79回目の「終戦の日」を迎えた。先の大戦を体験した世代は高齢になり、全国戦没者追悼式に参列した遺族の半数は戦後生まれが占める。孫やひ孫らも命の尊さに思いをはせ、幅広い世代が戦争の悲惨さを語り継ぐ誓いを新たにした。
「生きている限り、出席したい」。北海道に住む長屋昭次さん(97)は15日、日本武道館(東京・千代田)で開かれた全国戦没者追悼式に最高齢の遺族として参列した。
8歳年上の兄、保さんは1942年に召集された。長屋さんは当時「体が弱く、こんな人が軍隊に入るのはかわいそう」と思った。終戦直前に中国・天津の病院に入院し、45年末に肺結核で亡くなった。26歳だった。
出征前の兄はラジオの修理などの仕事で家計を支え「帰ってきたら中等学校に入れてあげる」と弟思いだった。長屋さんの感謝の気持ちは今も変わらない。
長屋さん自身も陸軍の「少年飛行兵」に志願。10代で命を落とした先輩もいた。「亡くなった人たちのことを考えると、追悼式に出ることが使命。歩くのが精いっぱいだが、できれば来年も来たい」。戦後80年となる次の夏を見据えた。
戦没者のひ孫世代も惨禍に思いを巡らせた。京都市の小学6年、堤帆南さん(12)は祖父の妹に声をかけられて参列した。献花台を前に「戦争で亡くなった人はどういう思いだったのか考えたい」と緊張した表情で語った。
曽祖父の堤惣市さん(当時39)は終戦の翌年、朝鮮半島の収容所で栄養失調のため戦病死した。遺骨は戻らず、写真も残っていない。
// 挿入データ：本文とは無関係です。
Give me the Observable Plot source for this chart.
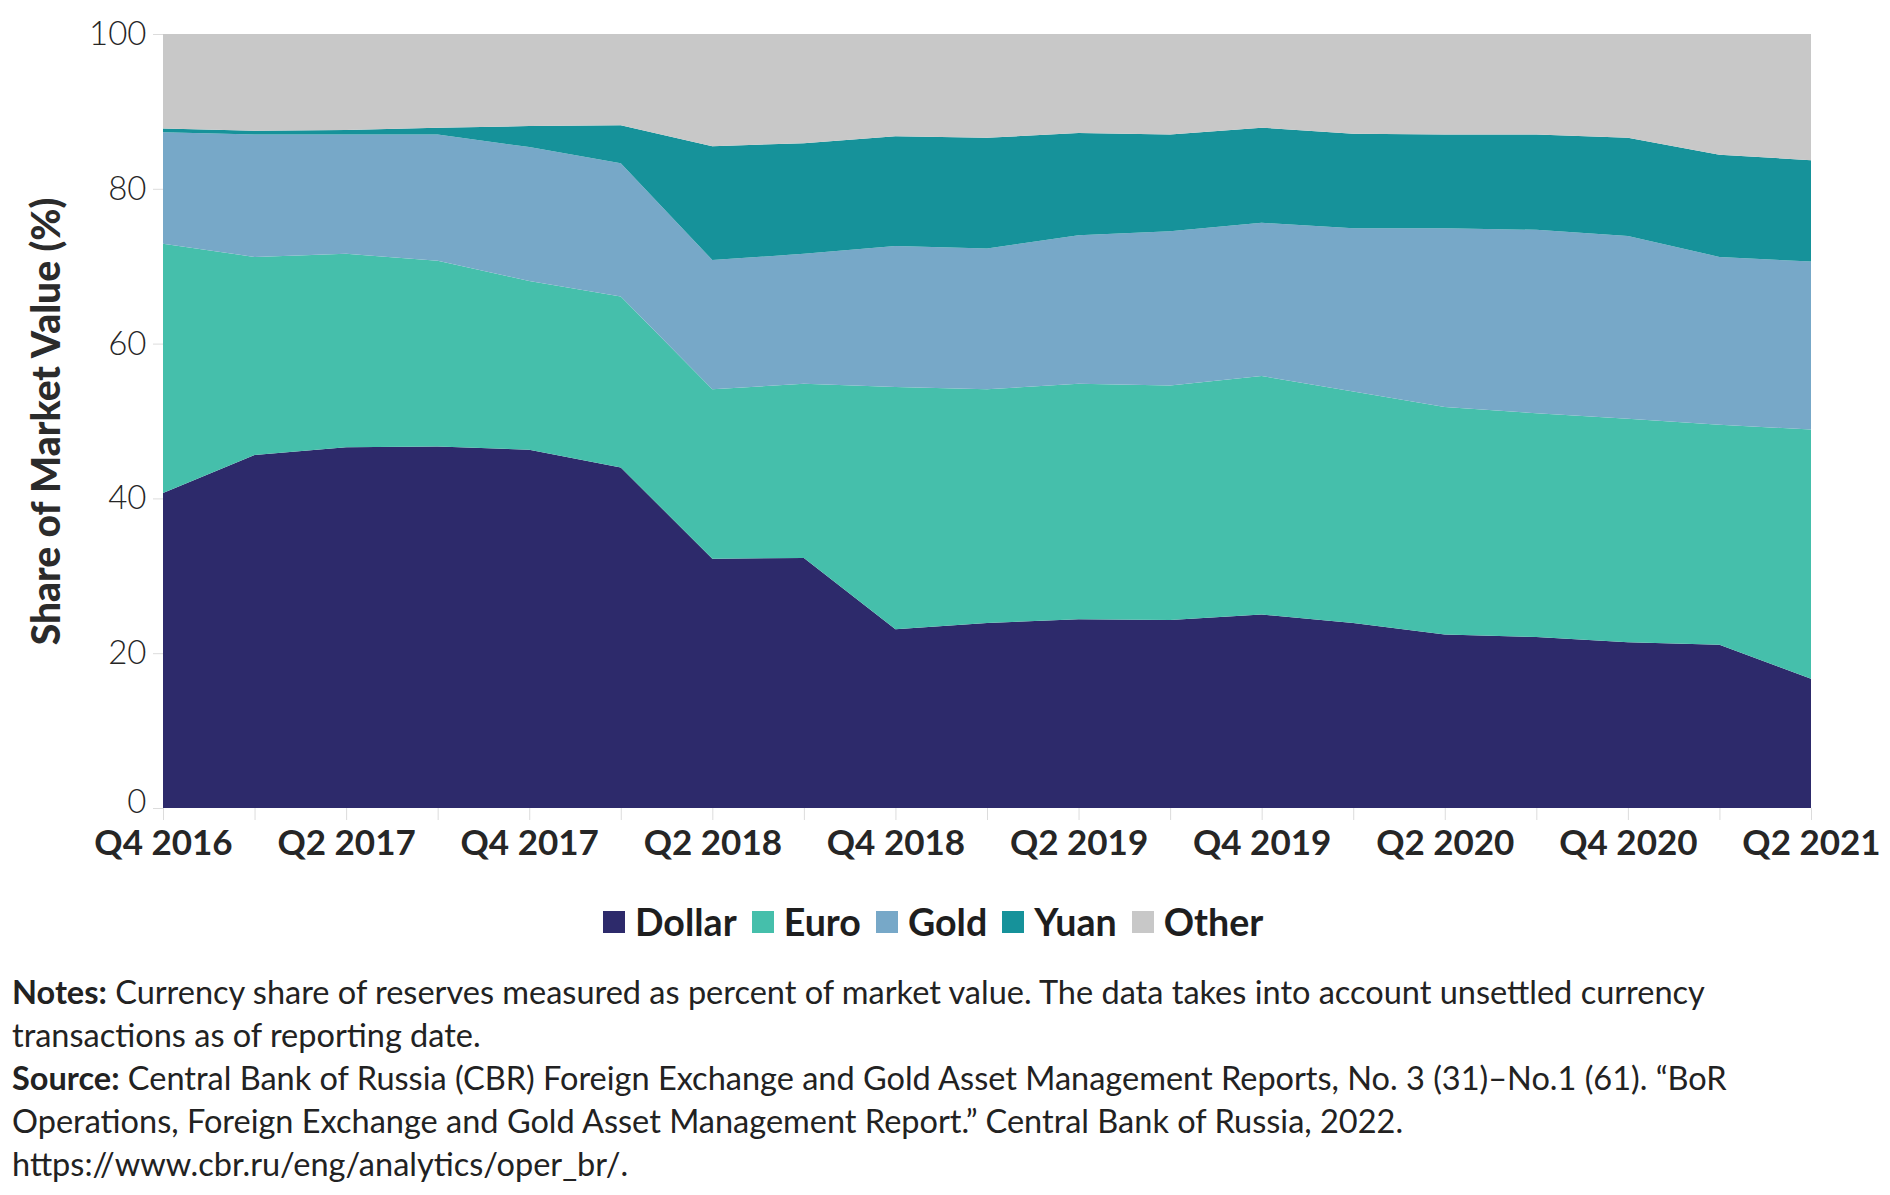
<!DOCTYPE html>
<html>
<head>
<meta charset="utf-8">
<script src="https://cdn.jsdelivr.net/npm/d3@7"></script>
<script src="https://cdn.jsdelivr.net/npm/@observablehq/plot@0.6"></script>
<style>
  html, body { margin: 0; padding: 0; background: #fff; }
  body { width: 1890px; height: 1195px; position: relative; overflow: hidden; font-family: Lato, "Open Sans", sans-serif; color: #222; }
  #chart { position: absolute; left: 0; top: 0; }
  #legend { position: absolute; left: 603px; top: 903px; height: 38px; display: flex; align-items: center; font-weight: bold; font-size: 37.6px; line-height: 38px; color: #1e1e1e; white-space: nowrap; }
  #legend .item { display: flex; align-items: center; margin-right: 15px; }
  #legend .sw { width: 22px; height: 22px; margin-right: 10px; }
  #notes { position: absolute; left: 12px; top: 970px; font-size: 32.5px; line-height: 43px; color: #222; white-space: nowrap; }
  #notes b { font-weight: bold; }
</style>
</head>
<body>
<div id="chart"></div>
<div id="legend"></div>
<div id="notes">
  <div><b>Notes:</b> Currency share of reserves measured as percent of market value. The data takes into account unsettled currency</div>
  <div>transactions as of reporting date.</div>
  <div><b>Source:</b> Central Bank of Russia (CBR) Foreign Exchange and Gold Asset Management Reports, No. 3 (31)–No.1 (61). “BoR</div>
  <div>Operations, Foreign Exchange and Gold Asset Management Report.” Central Bank of Russia, 2022.</div>
  <div>https://www.cbr.ru/eng/analytics/oper_br/.</div>
</div>
<script>
const quarters = ["Q4 2016","Q1 2017","Q2 2017","Q3 2017","Q4 2017","Q1 2018","Q2 2018","Q3 2018","Q4 2018","Q1 2019","Q2 2019","Q3 2019","Q4 2019","Q1 2020","Q2 2020","Q3 2020","Q4 2020","Q1 2021","Q2 2021"];
const dollar = [40.7,45.6,46.6,46.7,46.3,44.0,32.2,32.3,23.1,23.9,24.4,24.3,25.0,23.9,22.4,22.1,21.4,21.1,16.7];
const euro   = [32.2,25.6,25.0,24.0,21.8,22.1,21.9,22.5,31.3,30.2,30.4,30.3,30.8,29.9,29.4,28.9,28.9,28.4,32.2];
const gold   = [14.4,15.8,15.4,16.3,17.3,17.2,16.7,16.8,18.2,18.2,19.2,19.9,19.8,21.1,23.1,23.7,23.6,21.7,21.7];
const yuan   = [0.5,0.5,0.6,0.9,2.7,4.9,14.7,14.3,14.2,14.3,13.2,12.5,12.3,12.2,12.1,12.3,12.7,13.2,13.1];
const other  = [12.2,12.5,12.4,12.1,11.9,11.8,14.5,14.1,13.2,13.4,12.8,13.0,12.1,12.9,13.0,13.0,13.4,15.6,16.3];
const seriesNames = ["Dollar","Euro","Gold","Yuan","Other"];
const seriesColors = ["#2d2a6b","#45bfab","#77a8c8","#16929a","#c8c8c8"];
const yTicks = [0,20,40,60,80,100];

const seriesValues = [dollar, euro, gold, yuan, other];
const rows = [];
seriesNames.forEach((s, k) => {
  quarters.forEach((q, i) => rows.push({series: s, i, quarter: q, value: seriesValues[k][i]}));
});

const chart = Plot.plot({
  width: 1890,
  height: 880,
  marginLeft: 163,
  marginRight: 79,
  marginTop: 34,
  marginBottom: 72,
  style: {fontFamily: "Lato, 'Open Sans', sans-serif", color: "#2b2b2b", background: "#fff"},
  x: {type: "linear", domain: [0, quarters.length - 1]},
  y: {domain: [0, 100]},
  color: {domain: seriesNames, range: seriesColors},
  marks: [
    Plot.areaY(rows, Plot.stackY({x: "i", y: "value", z: "series", fill: "series", order: seriesNames, curve: "linear"})),
    Plot.axisY({ticks: yTicks, tickSize: 10, tickPadding: 7, tickFormat: d => (d === 0 ? "" : d), stroke: "#dcdcdc", fill: "#262626", fontSize: 33, fontWeight: 300, label: null}),
    Plot.axisY({ticks: [0], tickSize: 0, tickPadding: 17, dy: -6, fill: "#262626", fontSize: 33, fontWeight: 300, label: null}),
    Plot.axisX({ticks: d3.range(quarters.length), tickFormat: i => (i % 2 === 0 ? quarters[i] : ""), tickSize: 12, tickPadding: 10, stroke: "#dcdcdc", fill: "#262626", fontSize: 35, fontWeight: "bold", label: null}),
    Plot.text(["Share of Market Value (%)"], {frameAnchor: "left", dx: -116, rotate: -90, textAnchor: "middle", lineAnchor: "middle", fontSize: 39, fontWeight: 900, fill: "#2b2b2b"})
  ]
});
document.getElementById("chart").appendChild(chart);

const legend = document.getElementById("legend");
seriesNames.forEach((s, k) => {
  const item = document.createElement("div");
  item.className = "item";
  const sw = document.createElement("span");
  sw.className = "sw";
  sw.style.background = seriesColors[k];
  const t = document.createElement("span");
  t.textContent = s;
  item.appendChild(sw);
  item.appendChild(t);
  legend.appendChild(item);
});
</script>
</body>
</html>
参列を決めた後、曽祖父の所属部隊や収容所の環境について図書館やインターネットで調べ、生涯を年表にまとめた。「苦しかっただろう」と想像し、記憶の伝承を途切れさせないためにも「自分が伝えていかないといけない」と感じた。
これまで友人と戦争について話す機会は少なかったが、「みんなが戦争をしたくないと思うことが大事。追悼式に参加して思ったことを友達にも話したい」と語る。
今回、最年少の参列者は東京都世田谷区の酒井清凪(せな)ちゃん(3)。母の星来さん(29)とともに初めて追悼式に臨んだ。
星来さんの曽祖父、市丸利之助さん(当時53)は第27航空戦隊の司令官として硫黄島で戦死した。米国のルーズベルト大統領へ、開戦に至った日本の立場についての所見をまとめた手紙を残したことでも知られる。
曽祖父の人柄は「優しく家族思い」と聞いてきた。清凪ちゃんとともに仏壇に手を合わせることもある。追悼の場を経験することで幼い息子にも「曽祖父が平和を考えていたことを伝え、安心して過ごせる平和が当たり前ではないと感じてほしい」と願う。